On Thu, Mar 05, 2015 at 10:34:22AM -0500, stephen Turner wrote:
> On Mar 5, 2015 3:58 AM, <> wrote:
> > On Thu, Mar 05, 2015 at 09:33:15AM +0100, wrote:
> > > On Wed, Mar 04, 2015 at 12:54:58PM -0800, William Ahern wrote:
> > > > Is there any interest in supporting any kind of feature detection,
> > > > such as an API that communicates implementation choices wrt
> unspecified and
> > > > undefined behavior.
> >
> > I did not mean to comment on this in the previous message.
> >
> > It looks otherwise reasonable but amounts to a standardization effort
> > for a new API with exactly the details intentionally omitted by
> > the existing standards. This might be hard to accomplish.
> >
> > Rune
> >
> Ok im going to show my programming ignorance here.
> Isnt libc a set of functions built to use I guess they are abi calls? The
> short almost command looking bits like segsrv? So then if someone wanted to
> test libc they would just have to write a macro or something that calls the
> functions individually and uses them in a small reversible if needed test
> case to say " yea we got that feature " ? That would also be good for
> verifying the libc isnt corrupted assuming there isnt already some test
> case like it.
> Wouldnt something like that be more helpful than a libc version and a
> assumption its standard full featured and unmodified?

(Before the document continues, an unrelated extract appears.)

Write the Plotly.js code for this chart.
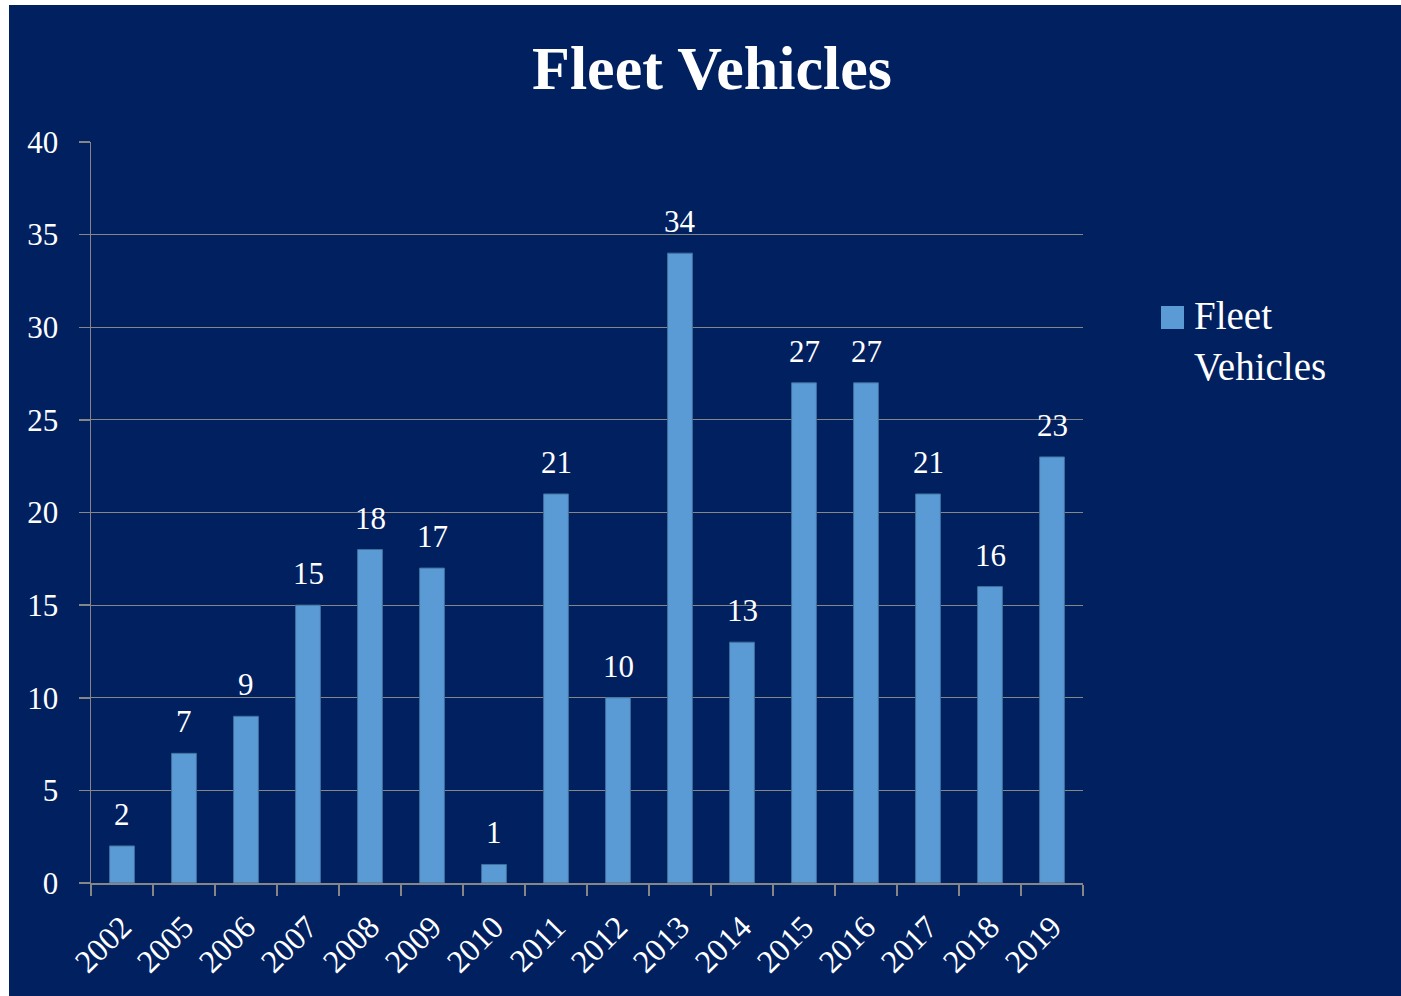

I understand and basically agree with the arguments against defining a
version macro or symbol. I don't think anybody disagrees with the argument
that feature detection is the preferable route. It's just not sufficient.

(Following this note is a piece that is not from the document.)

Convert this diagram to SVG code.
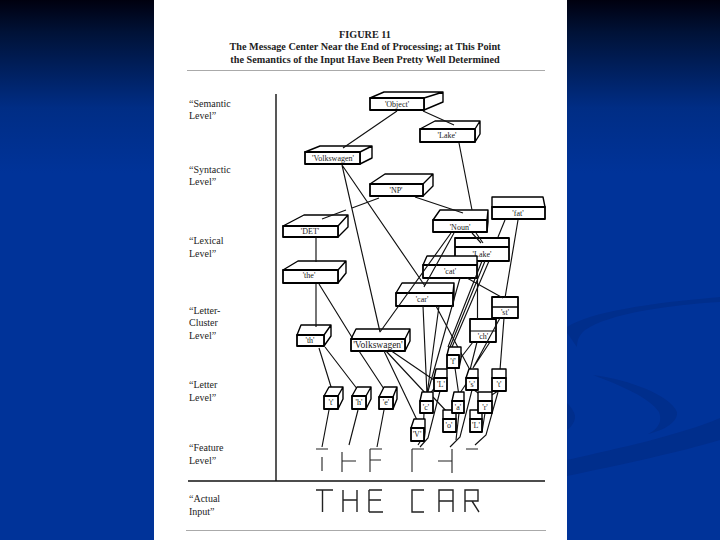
<svg xmlns="http://www.w3.org/2000/svg" width="720" height="540" viewBox="0 0 720 540">
<defs>
<linearGradient id="bg" x1="0" y1="0" x2="0" y2="1"><stop offset="0" stop-color="#00000f"/><stop offset="0.06" stop-color="#001237"/><stop offset="0.2" stop-color="#002d85"/><stop offset="0.32" stop-color="#003399"/><stop offset="1" stop-color="#003399"/></linearGradient>
</defs>
<style>
.f{fill:#fff;stroke:#000;stroke-width:1.8;stroke-linejoin:round}
.t{fill:#fff;stroke:#000;stroke-width:1.4;stroke-linejoin:round}
.c{stroke:#111;stroke-width:1.15;fill:none}
.s{stroke:#222;stroke-width:1.4;fill:none}
.l{font-family:"Liberation Serif",serif;font-size:8px;fill:#222;text-anchor:middle}
.b{font-family:"Liberation Serif",serif;fill:#222}
.h{font-size:10.200px;font-weight:bold;text-anchor:middle}
.v{font-size:10px}
</style>
<rect width="720" height="540" fill="url(#bg)"/>
<g fill="#002e8c">
<path d="M567 327C590 312 650 303 720 297V302C670 305 610 313 585 330C578 336 577 342 577 347C572 340 569 335 567 333Z"/>
<path d="M593 375C630 380 670 395 677 412C678 422 665 430 648 434C660 428 662 420 659 412C650 398 620 385 593 375Z"/>
<path d="M567 460C620 448 680 435 720 418V440C680 452 620 465 567 476Z"/>
<path d="M567 403C572 408 575 413 575 417C575 422 571 427 567 430Z"/>
</g>
<rect x="154" width="413" height="540" fill="#fff"/>
<g id="page-text" class="b">
<text class="b h" x="365" y="38">FIGURE 11</text>
<text class="b h" x="365" y="50">The Message Center Near the End of Processing; at This Point</text>
<text class="b h" x="365" y="63">the Semantics of the Input Have Been Pretty Well Determined</text>
<text class="b v" x="189" y="107">“Semantic</text><text class="b v" x="189" y="119">Level”</text>
<text class="b v" x="189" y="173">“Syntactic</text><text class="b v" x="189" y="185">Level”</text>
<text class="b v" x="189" y="244">“Lexical</text><text class="b v" x="189" y="257">Level”</text>
<text class="b v" x="189" y="314">“Letter-</text><text class="b v" x="189" y="326">Cluster</text><text class="b v" x="189" y="339">Level”</text>
<text class="b v" x="189" y="388">“Letter</text><text class="b v" x="189" y="401">Level”</text>
<text class="b v" x="189" y="451">“Feature</text><text class="b v" x="189" y="464">Level”</text>
<text class="b v" x="189" y="502">“Actual</text><text class="b v" x="189" y="515">Input”</text>
</g>
<g id="frame">
<path d="M187 70.500H545M186 530.500H546" stroke="#aaa" fill="none"/>
<path d="M276 94V481" stroke="#111" stroke-width="1.400"/>
<path d="M188 481H545" stroke="#111" stroke-width="1.600"/>
</g>
<g id="n-object"><path class="t" d="M370 98L384 92H443V102L424 110V98ZM424 98L443 92"/><rect class="f" x="370" y="98" width="54" height="12"/><text class="l" x="397" y="107">'Object'</text></g>
<g id="n-lake"><path class="t" d="M420 129L435 121H480V134L475 142V129ZM475 129L480 121"/><rect class="f" x="420" y="129" width="55" height="13"/><text class="l" x="447" y="138">'Lake'</text></g>
<g id="n-vw"><path class="t" d="M305 152L320 146H372V158L360 164V152ZM360 152L372 146"/><rect class="f" x="305" y="152" width="55" height="12"/><text class="l" x="333" y="161">'Volkswagen'</text></g>
<g id="n-np"><path class="t" d="M370 184L385 174H433V186L423 196V184ZM423 184L433 174"/><rect class="f" x="370" y="184" width="53" height="12"/><text class="l" x="396" y="193">'NP'</text></g>
<g id="n-det"><path class="t" d="M283 226L304 215H348V227L338 237V226ZM338 226L348 215"/><rect class="f" x="283" y="226" width="55" height="11"/><text class="l" x="310" y="234">'DET'</text></g>
<g id="n-noun"><path class="t" d="M433 220L440 210H488V222L487 232V220ZM487 220L488 210"/><rect class="f" x="433" y="220" width="54" height="12"/><text class="l" x="460" y="230">'Noun'</text></g>
<g id="n-fat"><path class="t" d="M492 207V197H543L545 207Z"/><rect class="f" x="492" y="207" width="53" height="12"/><text class="l" x="518" y="216">'fat'</text></g>
<g id="n-lake2"><rect class="f" x="455" y="238" width="54" height="23"/><path d="M455 247H509" stroke="#000" stroke-width="2"/><text class="l" x="482" y="257">'Lake'</text></g>
<g id="n-cat"><path class="t" d="M423 265L427 256H477V265Z"/><rect class="f" x="423" y="265" width="54" height="13"/><text class="l" x="450" y="274">'cat'</text></g>
<g id="n-the"><path class="t" d="M283 270L298 261H346V273L338 283V270ZM338 270L346 261"/><rect class="f" x="283" y="270" width="55" height="13"/><text class="l" x="309" y="278">'the'</text></g>
<g id="n-car"><path class="t" d="M396 293L402 283H454V296L453 306V293ZM453 293L454 283"/><rect class="f" x="396" y="293" width="57" height="13"/><text class="l" x="422" y="302">'car'</text></g>
<g id="n-st"><rect class="f" x="492" y="297" width="26" height="21"/><path d="M492 307H518" stroke="#000" stroke-width="1.500"/><text class="l" x="505" y="315">'st'</text></g>
<g id="n-ch"><rect class="f" x="470" y="319" width="26" height="23"/><path d="M470 331H496" stroke="#000" stroke-width="1"/><text class="l" x="483" y="339">'ch'</text></g>
<g id="n-th"><path class="t" d="M297 335L301 325H331V336L324 346V335ZM324 335L331 325"/><rect class="f" x="297" y="335" width="27" height="11"/><text class="l" x="310" y="343">'th'</text></g>
<g id="n-vw2"><path class="t" d="M351 339L356 329H410V341L405 351V339ZM405 339L410 329"/><rect class="f" x="351" y="339" width="54" height="12"/><text x="378" y="348" class="l" style="font-size:9.500px">'Volkswagen'</text></g>
<g id="connectors" class="c">
<path d="M397 111L343 148M423 111L454 125M459 143L472 210"/>
<path d="M342 165L380 332M342 165L425 286M380 332L451 233M424 287L454 233"/>
<path d="M379 198L352 208M346 210L322 219M415 197L463 213"/>
<path d="M316 237V262M316 284V327M319 284L353 339M359 351L386 392"/>
<path d="M472 233L481 243M476 233L483 243"/>
<path d="M505 220L498 237M489 261L452 347M518 220L505 298M467 278L503 298"/>
<path d="M460 278L427 395M482 261L448 347M485 261L450 347M477.500 261V319"/>
<path d="M423 306L427 395M439 306L427 395M436 306L470 370"/>
<path d="M384 351L417 420M386 351L428 396M390 350L434 380"/>
<path d="M473 342L459 360M477 342L470 370M490 342L473 368M500 318L473 368M504 318L500 370"/>
<path d="M319 348L332 390M325 347L358 390"/>
<path d="M329 410L322 447M358 410L349 445M384 410L377 447"/>
<path d="M424 413L423 437L418 445M440 391L428 438L420 447M472 390L460 437L450 447M498 392L486 435L475 445"/>
<path d="M455 368L459 396M440 381L428 396M466 384L458 396M474 390L485 398M498 391L487 398M433 397L449 414M459 413L456 440M485 413L482 432"/>
</g>
<g id="l-t"><path class="t" d="M324 396L329 387H343V399L338 409V396ZM338 396L343 387"/><rect class="f" x="324" y="396" width="14" height="13"/><text class="l" x="331" y="405">'t'</text></g>
<g id="l-h"><path class="t" d="M352 396L357 387H371V399L366 409V396ZM366 396L371 387"/><rect class="f" x="352" y="396" width="14" height="13"/><text class="l" x="359" y="405">'h'</text></g>
<g id="l-e"><path class="t" d="M379 397L384 387H397V399L393 409V397ZM393 397L397 387"/><rect class="f" x="379" y="397" width="14" height="12"/><text class="l" x="386" y="405">'e'</text></g>
<g id="l-f"><path class="t" d="M447 355L449 347H461V358L459 368V355Z"/><rect class="f" x="447" y="355" width="12" height="13"/><text class="l" x="453" y="364">'f'</text></g>
<g id="l-o"><path class="t" d="M443 419V410H456V419Z"/><rect class="f" x="443" y="419" width="13" height="13"/><text class="l" x="449" y="428">'o'</text></g>
<g id="l-L2"><path class="t" d="M470 419V410H482V419Z"/><rect class="f" x="470" y="419" width="12" height="13"/><text class="l" x="476" y="428">'L'</text></g>
<g id="l-V"><path class="t" d="M411 428L414 419H425V432L424 441V428Z"/><rect class="f" x="411" y="428" width="13" height="13"/><text class="l" x="417" y="437">'V'</text></g>
<g id="l-L"><path class="t" d="M434 378L436 369H447V378Z"/><rect class="f" x="434" y="378" width="13" height="13"/><text class="l" x="441" y="387">'L'</text></g>
<g id="l-s"><path class="t" d="M466 378L469 369H478V378Z"/><rect class="f" x="466" y="378" width="12" height="12"/><text class="l" x="472" y="387">'s'</text></g>
<g id="l-t2"><path class="t" d="M492 378V369H506V378Z"/><rect class="f" x="492" y="378" width="14" height="13"/><text class="l" x="499" y="387">'t'</text></g>
<g id="l-c"><path class="t" d="M420 401L422 392H433V401Z"/><rect class="f" x="420" y="401" width="13" height="12"/><text class="l" x="426" y="410">'c'</text></g>
<g id="l-a"><path class="t" d="M452 401L454 392H464V401Z"/><rect class="f" x="452" y="401" width="12" height="12"/><text class="l" x="458" y="410">'a'</text></g>
<g id="l-r"><path class="t" d="M478 401V392H492V401Z"/><rect class="f" x="478" y="401" width="14" height="12"/><text class="l" x="485" y="410">'r'</text></g>
<g id="features" stroke="#222" stroke-width="1.100" fill="none">
<path d="M316 449H328M322 457V471M342 452V472M342 461H356M370 449V472M370 449H382M370 460H381M412 449V472M412 449H424M452 449V473M438 461H452M466 449H478"/>
</g>
<g id="input" class="s">
<path d="M316 490H333M322.500 490V512M343 490V512M357 490V512M343 500H357M369 490V512M369 490H382M369 500H381M369 512H383M424 490H412V512H424M439 512V490H453V512M439 501H453M465 512V490H478V501H465M472 501L479 512"/>
</g>
</svg>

The kind of feature detection I had in mind isn't simply whether or not a
specific API is provided. That can be accomplished pretty easily with
autoconf. I probably wasn't sufficiently clear on that in the beginning.

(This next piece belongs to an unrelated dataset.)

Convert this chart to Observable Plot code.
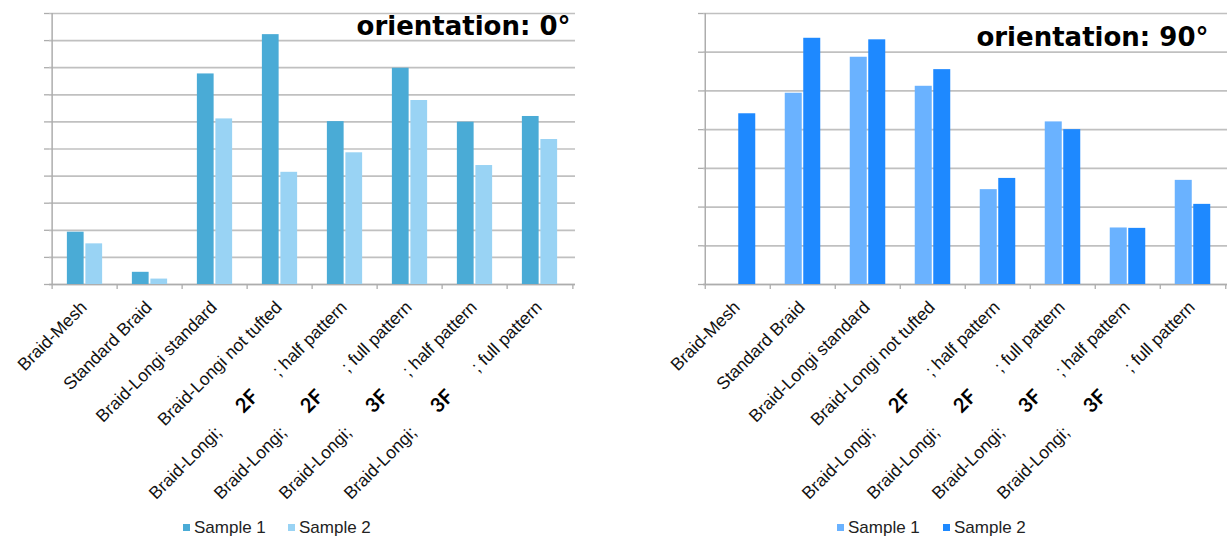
<!DOCTYPE html>
<html>
<head>
<meta charset="utf-8">
<script src="https://cdn.jsdelivr.net/npm/d3@7"></script>
<script src="https://cdn.jsdelivr.net/npm/@observablehq/plot@0.6"></script>
<style>
  body { margin: 0; background: #fff; }
  #wrap { position: relative; width: 1227px; height: 539px; overflow: hidden; }
  .panel { position: absolute; top: 0; }
  .legend { position: absolute; top: 519px; height: 17px; font: 17px/17px "Liberation Sans", Arial, sans-serif; color: #222; white-space: nowrap; }
  .legend .item { position: absolute; top: 0; display: flex; align-items: center; height: 17px; }
  .legend .sw { display: inline-block; width: 7px; height: 7px; margin-right: 4px; }
</style>
</head>
<body>
<div id="wrap"></div>
<script>
// Sample categories (x axis)
const categories = [
  "Braid-Mesh",
  "Standard Braid",
  "Braid-Longi standard",
  "Braid-Longi not tufted",
  "Braid-Longi; 2F; half pattern",
  "Braid-Longi; 2F; full pattern",
  "Braid-Longi; 3F; half pattern",
  "Braid-Longi; 3F; full pattern"
];

// Tick label pieces: leading text, bold code, trailing text
const labelLead = [null, null, null, null, "Braid-Longi;", "Braid-Longi;", "Braid-Longi;", "Braid-Longi;"];
const labelBold = [null, null, null, null, "2F", "2F", "3F", "3F"];
const labelTail = ["Braid-Mesh", "Standard Braid", "Braid-Longi standard", "Braid-Longi not tufted",
                   "; half pattern", "; full pattern", "; half pattern", "; full pattern"];

const seriesNames = ["Sample 1", "Sample 2"];

// orientation 0°
const sample1At0 = [1.93, 0.45, 7.77, 9.22, 6.01, 7.98, 5.99, 6.20];
const sample2At0 = [1.50, 0.20, 6.11, 4.14, 4.86, 6.79, 4.39, 5.35];
const gridTicksAt0 = [0, 1, 2, 3, 4, 5, 6, 7, 8, 9, 10];

// orientation 90°
const sample1At90 = [null, 4.94, 5.87, 5.12, 2.45, 4.20, 1.46, 2.69];
const sample2At90 = [4.41, 6.36, 6.32, 5.55, 2.74, 4.00, 1.45, 2.07];
const gridTicksAt90 = [0, 1, 2, 3, 4, 5, 6, 7];

const titles = ["orientation: 0°", "orientation: 90°"];

const wrap = document.getElementById("wrap");
const gridColor = "#c0c0c0";
const axisColor = "#adadad";
const labelFont = "Liberation Sans, Arial, sans-serif";

function diag(d) { return d * Math.SQRT1_2; }

function panel({left, width, marginLeft, marginRight, yMax, ticks, s1, s2, colors, title, titleDx, titleDy, legendX}) {
  const rows = categories.map((c, i) => ({
    category: c, s1: s1[i], s2: s2[i],
    lead: labelLead[i], bold: labelBold[i], tail: labelTail[i]
  }));
  const bw = (width - marginLeft - marginRight) / categories.length;
  const barW = 18;
  const baseDx = -1, baseDy = 20;

  const chart = Plot.plot({
    width,
    height: 505,
    marginLeft,
    marginRight,
    marginTop: 13,
    marginBottom: 221,
    style: { background: "transparent", overflow: "visible", fontFamily: labelFont },
    x: { domain: categories, padding: 0, axis: null },
    y: { domain: [0, yMax], axis: null },
    marks: [
      Plot.gridY(ticks, { stroke: gridColor, strokeOpacity: 1, strokeWidth: 1.7 }),
      Plot.axisY(ticks, { tickSize: 5, tickFormat: () => "", stroke: axisColor, strokeWidth: 1.3 }),
      // vertical axis line and category separator ticks
      Plot.ruleX([categories[0]], { dx: -bw / 2, stroke: axisColor, strokeWidth: 1.5 }),
      Plot.ruleX(categories, { dx: -bw / 2, y1: 0, y2: 0, insetBottom: -5, stroke: axisColor, strokeWidth: 1.3 }),
      Plot.ruleX([categories[categories.length - 1]], { dx: bw / 2, y1: 0, y2: 0, insetBottom: -5, stroke: axisColor, strokeWidth: 1.3 }),
      Plot.ruleY([0], { stroke: axisColor, strokeWidth: 1.7 }),
      // grouped bars
      Plot.barY(rows, { x: "category", y: "s1", fill: colors[0],
        insetLeft: bw / 2 - barW, insetRight: bw / 2 + 0.5 }),
      Plot.barY(rows, { x: "category", y: "s2", fill: colors[1],
        insetLeft: bw / 2 + 0.5, insetRight: bw / 2 - barW }),
      // rotated category labels
      Plot.text(rows, { x: "category", text: "tail", frameAnchor: "bottom", rotate: -45,
        textAnchor: "end", lineAnchor: "middle", dx: baseDx, dy: baseDy,
        fontSize: 17.5, fontFamily: labelFont, fill: "#111" }),
      Plot.text(rows.filter(d => d.bold), { x: "category", text: "bold", frameAnchor: "bottom", rotate: -45,
        textAnchor: "middle", lineAnchor: "middle", dx: baseDx - diag(137), dy: baseDy + diag(137),
        fontSize: 20, fontWeight: "bold", fontFamily: "Lato, Carlito, sans-serif", fill: "#000" }),
      Plot.text(rows.filter(d => d.lead), { x: "category", text: "lead", frameAnchor: "bottom", rotate: -45,
        textAnchor: "end", lineAnchor: "middle", dx: baseDx - diag(177), dy: baseDy + diag(177),
        fontSize: 17.5, fontFamily: labelFont, fill: "#111" }),
      // panel title
      Plot.text([title], { frameAnchor: "top-right", textAnchor: "end", lineAnchor: "bottom",
        dx: titleDx, dy: titleDy, fontSize: 26, fontWeight: "bold",
        fontFamily: "DejaVu Sans, Verdana, sans-serif", fill: "#000" })
    ]
  });

  const holder = document.createElement("div");
  holder.className = "panel";
  holder.style.left = left + "px";
  holder.appendChild(chart);
  wrap.appendChild(holder);

  // legend below the chart
  const legend = document.createElement("div");
  legend.className = "legend";
  legend.style.left = "0px";
  seriesNames.forEach((name, i) => {
    const item = document.createElement("div");
    item.className = "item";
    item.style.left = legendX[i] + "px";
    const sw = document.createElement("span");
    sw.className = "sw";
    sw.style.background = colors[i];
    const label = document.createElement("span");
    label.textContent = name;
    item.appendChild(sw);
    item.appendChild(label);
    legend.appendChild(item);
  });
  wrap.appendChild(legend);
}

panel({
  left: 0, width: 600, marginLeft: 49, marginRight: 25,
  yMax: 10, ticks: gridTicksAt0,
  s1: sample1At0, s2: sample2At0,
  colors: ["#4aabd6", "#99d3f4"],
  title: titles[0], titleDx: -5, titleDy: 21,
  legendX: [183, 288]
});

panel({
  left: 613, width: 614, marginLeft: 90, marginRight: 0,
  yMax: 7, ticks: gridTicksAt90,
  s1: sample1At90, s2: sample2At90,
  colors: ["#6ab2ff", "#1e89ff"],
  title: titles[1], titleDx: -19, titleDy: 32,
  legendX: [837, 943]
});
</script>
</body>
</html>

But some implementation-defined behaviors are impractical or impossible to
programmatically determine. Most obvious in this case is thread-safety.
Theoretically you could implement a test to determine whether shared buffers
are used, but knowing that doesn't 100% resolve the question, because there
could be other thread-safety issues. Or maybe the implementation conditions
shared buffer use on something else, like initializing locale support.

Implementations usually document the choices they make when a standard
interface provides them an option. But that is typically done in
human-readable documentation.

I've been trying to curate a small database (unstructured) of thread-safety
and other portability issues by analyzing libc source code and
documentation, but in the case of musl I can't query my database because I
can't know whether musl is being used, let alone the version. Except,
perhaps, by process of elimination, or inspecting the toolchain directly.

I suppose my next step should be to try to turn by collected information on
portability problems into a structured database of some sort. Then that
would be a starting point for discussing the possiblity of defining a libc
API that communicates features and semantics.